Climate resilient interconnected infrastructure: Co-optimization of energy systems and urban morphology
Research output: Contribution to journal › Article
Co-optimization of urban morphology and distributed energy systems is key to curb energy consumption and optimally exploit renewable energy in cities. Currently available optimization techniques focus on either buildings or energy systems, mostly neglecting the impact of their interactions, which limits the renewable energy integration and robustness of the energy infrastructure; particularly in extreme weather conditions. To move beyond the current state-of-the-art, this study proposes a novel methodology to optimize urban energy systems as interconnected urban infrastructures affected by urban morphology. A set of urban morphologies representing twenty distinct neighborhoods is generated based on fifteen influencing parameters.

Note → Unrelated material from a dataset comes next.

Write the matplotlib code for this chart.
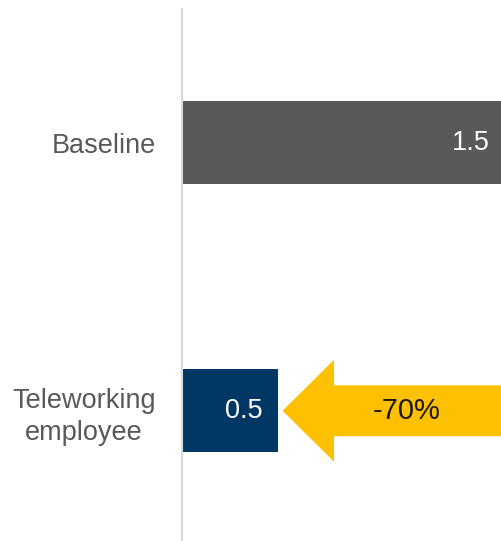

The energy performance of each urban morphology is assessed and optimized for typical and extreme warm and cold weather datasets in three time periods from 2010 to 2039, 2040 to 2069, and 2070 to 2099 for Athens, Greece. Pareto optimization is conducted to generate an optimal energy system and urban morphology. The results show that a thus optimized urban morphology can reduce the levelized cost for energy infrastructure by up to 30%. The study reveals further that the current building form and urban density of the modelled neighborhoods will lead to an increase in the energy demand by 10% and 27% respectively. Furthermore, extreme climate conditions will increase energy demand by 20%, which will lead to an increment in the levelized cost of energy infrastructure by 40%. Finally, it is shown that co-optimization of both urban morphology and energy system will guarantee climate resilience of urban energy systems with a minimum investment.